I grab a glass from the cupboard, rinse it out and fill it. Then I place it on the counter and rest my hands on either side of the sink so I can take a few breaths before going back to face him. Just a little more time and I’ll get him out of my life. I’m not an animal for Godsakes. I can be in the company of a shirtless man without jumping on him and begging him to take me.
Yeah, you’ve got this. I snatch the glass and head back to the bedroom.
“Oh God,” I whisper.
I haven’t got this.
He’s asleep. The sounds of heavy breaths and those parted lips threaten to send me to the floor. I step in, set down the drink and study him. My heart beats like a
kick drum and I swallow heavily. His arms are still sprawled, one sneaking onto the other pillow. His chest rises and falls with each deep inhalation. The way his relaxed jaw and closed eyes make him look almost angelic is fascinating. Before I realize what I’m doing, I touch his lips.
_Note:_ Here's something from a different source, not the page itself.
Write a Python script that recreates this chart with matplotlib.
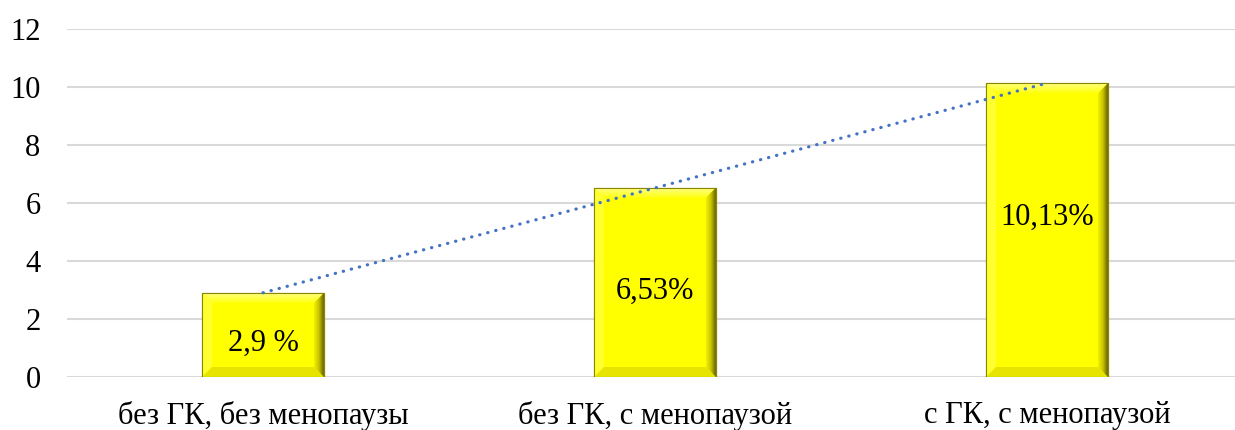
import matplotlib.pyplot as plt
import numpy as np
from matplotlib.patches import Polygon, Rectangle
from matplotlib.colors import LinearSegmentedColormap

# данные
categories = ['без ГК, без менопаузы', 'без ГК, с менопаузой', 'с ГК, с менопаузой']
values = [2.9, 6.53, 10.13]
value_labels = ['2,9 %', '6,53%', '10,13%']
label_y = [1.17, 2.97, 5.52]

plt.rcParams['font.family'] = ['Liberation Serif', 'DejaVu Serif']

fig = plt.figure(figsize=(12.35, 4.3), dpi=100)
ax = fig.add_axes([67 / 1235, 53 / 430, 1176 / 1235, 348 / 430])

x = np.arange(len(categories))
width = 0.311
ax.set_xlim(-0.5, len(categories) - 0.5)
ax.set_ylim(0, 12)

# сетка
ax.set_yticks(np.arange(0, 13, 2))
ax.yaxis.grid(True, color='#d9d9d9', linewidth=1.5)
ax.set_axisbelow(True)
for s in ax.spines.values():
    s.set_visible(False)
ax.tick_params(axis='both', length=0, labelsize=22)
ax.tick_params(axis='y', pad=19)
ax.tick_params(axis='x', pad=17)
ax.set_xticks(x)
ax.set_xticklabels(categories)

# размер фаски в единицах данных (~10 px)
bev = 10
dx = bev / (1176 / 3)
dy = bev / (348 / 12)

right_cmap = LinearSegmentedColormap.from_list('r', ['#f2f000', '#c8c400', '#666200'])
top_cmap = LinearSegmentedColormap.from_list('t', ['#ffff10', '#ffff80'])

bars = ax.bar(x, values, width, color='#ffff00', edgecolor='#8a8600', linewidth=0.8, zorder=2)
for b in bars:
    x0, y0 = b.get_x(), b.get_y()
    x1, y1 = x0 + b.get_width(), y0 + b.get_height()
    # верхняя фаска
    top = Polygon([(x0, y1), (x1, y1), (x1 - dx, y1 - dy), (x0 + dx, y1 - dy)],
                  closed=True, facecolor='none', edgecolor='none', zorder=3)
    ax.add_patch(top)
    im = ax.imshow(np.linspace(0, 1, 50).reshape(-1, 1), cmap=top_cmap, aspect='auto',
                   extent=(x0, x1, y1 - dy, y1), origin='lower', zorder=3)
    im.set_clip_path(top)
    # левая фаска
    ax.add_patch(Polygon([(x0, y0), (x0, y1), (x0 + dx, y1 - dy), (x0 + dx, y0 + dy)],
                         closed=True, facecolor='#ffff30', edgecolor='none', zorder=3))
    # нижняя фаска
    ax.add_patch(Polygon([(x0, y0), (x1, y0), (x1 - dx, y0 + dy), (x0 + dx, y0 + dy)],
                         closed=True, facecolor='#e6e400', edgecolor='none', zorder=3))
    # правая фаска с затемнением
    right = Polygon([(x1, y0), (x1, y1), (x1 - dx, y1 - dy), (x1 - dx, y0 + dy)],
                    closed=True, facecolor='none', edgecolor='none', zorder=3)
    ax.add_patch(right)
    im = ax.imshow(np.linspace(0, 1, 50).reshape(1, -1), cmap=right_cmap, aspect='auto',
                   extent=(x1 - dx, x1, y0, y1), zorder=3)
    im.set_clip_path(right)
    ax.add_patch(Rectangle((x0, y0), x1 - x0, y1 - y0, facecolor='none',
                           edgecolor='#8a8600', linewidth=0.8, zorder=4))

ax.set_xlim(-0.5, len(categories) - 0.5)
ax.set_ylim(0, 12)

# линейный тренд
k, c = np.polyfit(x, values, 1)
ax.plot(x, k * x + c, color='#4472c4', linewidth=2.3, linestyle=(0, (0.1, 2.5)),
        dash_capstyle='round', zorder=5)

for xi, yl, t in zip(x, label_y, value_labels):
    ax.text(xi, yl, t, ha='center', va='center', fontsize=22, zorder=6)

fig.savefig('out.png', dpi=100)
I recoil back and retreat a few paces. What the hell am I going to do with him? I glance at the clock. It’s heading on for morning and I can hardly kick him out after what he did. While the car might have only grazed him, who knows what would have happened if it had hit me. He might really have saved my life.
With a resigned sigh, I tug the duvet from underneath his legs and draw it over him. Hunter mumbles but shows no sign of waking. I swing my gaze between the couch and the other side of the bed. Either way I won’t get much sleep. Perhaps I’m kidding myself—maybe I just want to enjoy lying next to a man—but I decide to sleep on the bed in case he has hurt himself more than we thought.
I drag off my jeans and fling them in the laundry along with his bloodied T-shirt. My nightshirt is under the pillow his head is resting on so I dig out a T-shirt and some of my less skimpy underwear. I won’t sleep anyway so I can probably be up and dressed before he even awakes. I eye the polka dotted panties and chuckle to myself. These would really ruin my image if he saw them but better these than the lace thong I’m wearing.
Aware of the gorgeous man who could awake at any moment, I flick off the bedroom light and put the T-shirt and panties on in the dark. The rest of my clothes end up dumped somewhere near the laundry basket and I slide into bed, grateful he at least chose to pass out on the side I don’t sleep on.
Heat envelops me when my toes brush his legs and I feel the crisp hair on them. An ache balloons in my chest. I’ve missed this so much. The company of another person—not just a man. My aunt tried her best when she became my guardian after the death of my parents but it was never quite the same. Once she married Carl, that was it. Things would never be the same again. I suppress a shudder. If I hadn’t run away at seventeen, I don’t know what he would have done to me. My aunt left him once I got up the guts to phone her and tell him what he’d done. Presumably he’d admitted to it. She wrote to me while I was still living outside of London. Carl ruined both our lives, I suspect.